Hace tiempo que quiero escribir sobre este hecho que siglo tras siglo, que día tras día se repite en el ser humano como si fuera una fase más de su desarrollo. Nacen, crecen, se reproducen, luchan y mueren.
En el hombre hay una fuerza natural que le aviva en la batalla, el sentimiento del guerrero forma parte del ser humano. Notamos que sabemos luchar, que nos unimos con nosotros mismos al hacerlo, como ya nos contaba Homero. La batalla dignifica si tienes un gran motivo para emprenderla y tus armas son nobles. Y sin embargo, ¿tiene hoy sentido la guerra?

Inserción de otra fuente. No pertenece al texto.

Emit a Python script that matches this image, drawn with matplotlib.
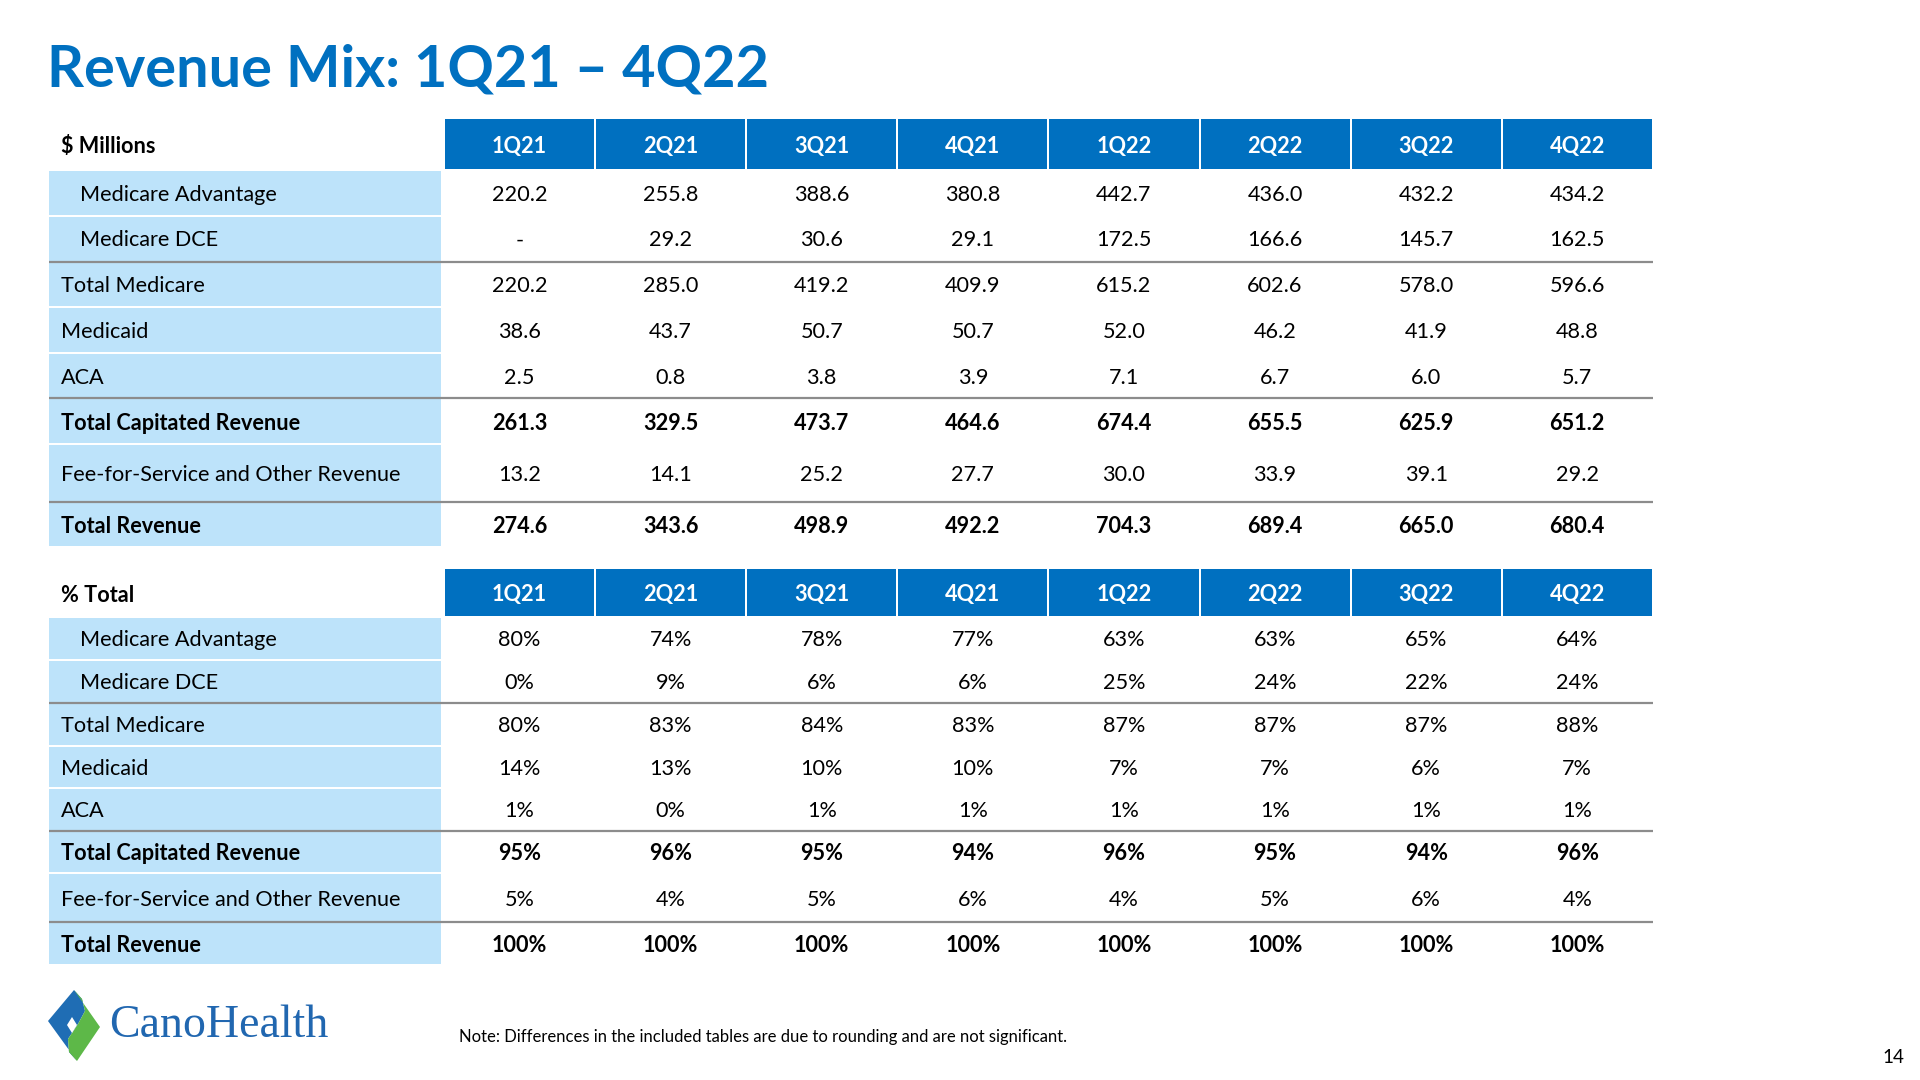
import matplotlib
matplotlib.use("Agg")
import matplotlib.pyplot as plt
from matplotlib.patches import Rectangle, Polygon

plt.rcParams['font.family'] = ['Lato', 'DejaVu Sans']

# ---- data ----
quarters = ['1Q21', '2Q21', '3Q21', '4Q21', '1Q22', '2Q22', '3Q22', '4Q22']
row_labels = ['Medicare Advantage', 'Medicare DCE', 'Total Medicare', 'Medicaid', 'ACA',
              'Total Capitated Revenue', 'Fee-for-Service and Other Revenue', 'Total Revenue']
indented = [True, True, False, False, False, False, False, False]
bold_rows = [False, False, False, False, False, True, False, True]

medicare_adv = [220.2, 255.8, 388.6, 380.8, 442.7, 436.0, 432.2, 434.2]
medicare_dce = [None, 29.2, 30.6, 29.1, 172.5, 166.6, 145.7, 162.5]
total_medicare = [220.2, 285.0, 419.2, 409.9, 615.2, 602.6, 578.0, 596.6]
medicaid = [38.6, 43.7, 50.7, 50.7, 52.0, 46.2, 41.9, 48.8]
aca = [2.5, 0.8, 3.8, 3.9, 7.1, 6.7, 6.0, 5.7]
total_capitated = [261.3, 329.5, 473.7, 464.6, 674.4, 655.5, 625.9, 651.2]
ffs_other = [13.2, 14.1, 25.2, 27.7, 30.0, 33.9, 39.1, 29.2]
total_revenue = [274.6, 343.6, 498.9, 492.2, 704.3, 689.4, 665.0, 680.4]

pct_medicare_adv = [80, 74, 78, 77, 63, 63, 65, 64]
pct_medicare_dce = [0, 9, 6, 6, 25, 24, 22, 24]
pct_total_medicare = [80, 83, 84, 83, 87, 87, 87, 88]
pct_medicaid = [14, 13, 10, 10, 7, 7, 6, 7]
pct_aca = [1, 0, 1, 1, 1, 1, 1, 1]
pct_total_capitated = [95, 96, 95, 94, 96, 95, 94, 96]
pct_ffs_other = [5, 4, 5, 6, 4, 5, 6, 4]
pct_total_revenue = [100, 100, 100, 100, 100, 100, 100, 100]

millions = [medicare_adv, medicare_dce, total_medicare, medicaid, aca,
            total_capitated, ffs_other, total_revenue]
percents = [pct_medicare_adv, pct_medicare_dce, pct_total_medicare, pct_medicaid, pct_aca,
            pct_total_capitated, pct_ffs_other, pct_total_revenue]

# ---- style / layout ----
BLUE = '#0070C0'
LIGHT = '#BDE3FA'
GRAY = '#8C8C8C'
FS = 15.6

fig = plt.figure(figsize=(19.2, 10.8), dpi=100)
ax = fig.add_axes([0, 0, 1, 1])
ax.set_xlim(0, 1920)
ax.set_ylim(1080, 0)
ax.axis('off')

label_x0, label_x1 = 49, 441
col_x0, col_w = 444, 151.1
n_cols = len(quarters)
right_x = col_x0 + n_cols * col_w


def fmt_m(v):
    return '-' if v is None else f'{v:.1f}'


def fmt_p(v):
    return f'{v}%'


def draw_table(edges, corner, values, fmt):
    # header
    y0, y1 = edges[0], edges[1]
    ax.text(61, (y0 + y1) / 2, corner, fontsize=FS, fontweight='bold',
            va='center_baseline', ha='left', color='black')
    for j, q in enumerate(quarters):
        x = col_x0 + j * col_w
        ax.add_patch(Rectangle((x + 1, y0), col_w - 2, y1 - y0 - 1.5,
                               facecolor=BLUE, edgecolor='none'))
        ax.text(x + col_w / 2, (y0 + y1) / 2, q, fontsize=FS, fontweight='bold',
                color='white', ha='center', va='center_baseline')
    # body
    for i, lab in enumerate(row_labels):
        ya, yb = edges[i + 1], edges[i + 2]
        yc = (ya + yb) / 2
        ax.add_patch(Rectangle((label_x0, ya + 1), label_x1 - label_x0, yb - ya - 2,
                               facecolor=LIGHT, edgecolor='none'))
        w = 'bold' if bold_rows[i] else 'normal'
        ax.text(80 if indented[i] else 61, yc, lab, fontsize=FS, fontweight=w,
                va='center_baseline', ha='left', color='black')
        for j in range(n_cols):
            ax.text(col_x0 + (j + 0.5) * col_w, yc, fmt(values[i][j]), fontsize=FS,
                    fontweight=w, ha='center', va='center_baseline', color='black')
    # separator lines above Total Medicare, Total Capitated, Total Revenue
    for k in (3, 6, 8):
        ax.plot([label_x0, right_x], [edges[k], edges[k]], color=GRAY, lw=1.6,
                solid_capstyle='butt')


t1_edges = [119, 170, 215.5, 261.5, 307, 353, 398, 444, 501.5, 547]
t2_edges = [569, 617, 660, 702.5, 745.5, 788, 830.5, 873, 922, 965]

draw_table(t1_edges, '$ Millions', millions, fmt_m)
draw_table(t2_edges, '% Total', percents, fmt_p)

# title
ax.text(47, 86, 'Revenue Mix: 1Q21 \u2013 4Q22', fontsize=41.5, fontweight='bold',
        color=BLUE, ha='left', va='baseline')

# note and page number
ax.text(459, 1042, 'Note: Differences in the included tables are due to rounding and are not significant.',
        fontsize=12, ha='left', va='baseline', color='black')
ax.text(1904, 1063, '14', fontsize=13.5, ha='right', va='baseline', color='black')

# logo
divider = [(74, 990), (82, 999), (85, 1011), (78, 1024), (68, 1039), (69, 1052), (77, 1061)]
blue_part = [(48, 1021)] + divider
green_part = divider + [(100, 1027)]
ax.add_patch(Polygon(blue_part, closed=True, facecolor='#1F6DB4', edgecolor='none'))
ax.add_patch(Polygon(green_part, closed=True, facecolor='#5DB848', edgecolor='none'))
ax.add_patch(Polygon([(72, 1017), (77, 1025), (72, 1033), (67, 1025)], closed=True,
                     facecolor='white', edgecolor='none'))
ax.text(109, 1037, 'CanoHealth', fontsize=33, family='Liberation Serif',
        color='#2167B0', ha='left', va='baseline')

fig.savefig('out.png', dpi=100)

En los días del Occidente de hoy, días de paseo por la sombra, ¿qué hace enfrentarse al hombre incesantemente, banalmente? Supongo que si hallamos el motivo en circunstancias de laboratorio, como estas, podremos extrapolarlo a las mayores guerras, incluso buscar su antídoto.
¿Qué es lo que se pone en juego cuando llegamos al estado de querer pelear? ¿Qué creemos perder? ¿Por qué luchamos realmente con un hermano?
Observándome, observándoos, reflexionando, llego a la conclusión de que lo que detona una guerra es sentir que nos perdemos a nosotros mismos, a alguna parte de nosotros con la que nos identificamos tremendamente. Así, se puede luchar por una tierra que te da dé comer, pues nuestra vida va en ello, y también por una tierra que ni conoces ni has pisado, pero por la que tienes el convencimiento social de que te pertenece; ahí nuestro honor va en ello. Se puede luchar por una idea sólo si es propia o se ha hecho propia; si no, no moveríamos ni un dedo ni un gatillo. Se puede luchar por una religión, solo si se cree que nuestra alma va en ello; se puede luchar incluso por unos segundos de héroe, de gloria inconsciente; se puede luchar por nada, si creemos que hemos puesto un trozo de nosotros en la nada.
Llego, por tanto, a la conclusión de que se lucha por apego, por creer que nos perdemos si no lo hacemos, que cambiamos o dejamos de ser si no demostramos a otros que somos, pues la misma tierra, la misma idea, la misma religión no hacen luchar a todos y, por tanto, no son realmente dignas de lucha. Incluso, la misma vida no hace luchar a todos y puede que no sea, por tanto, digna de lucha; es posible que no se pierda la vida aunque no matemos para defendernos.
Si la verdad estuviera en alguno de nosotros, ese no lucharía.
Si la verdad estuviera en todos nosotros, ninguno lucharía.
Esa verdad nos haría saber que no merece la pena, que está todo ganado si a esa verdad hemos llegado, y que para alcanzarla no fue el camino la guerra.
La Iliada, Canto XV:
—¡Cuán necios somos los que tontamente nos irritamos contra Zeus! Queremos acercanos a él y contenerle con palabras o por medio de la violencia; y él, sentado aparte, ni nos hace caso, ni se preocupa, porque dice que en fuerza y poder es muy superior a todos los dioses inmortales.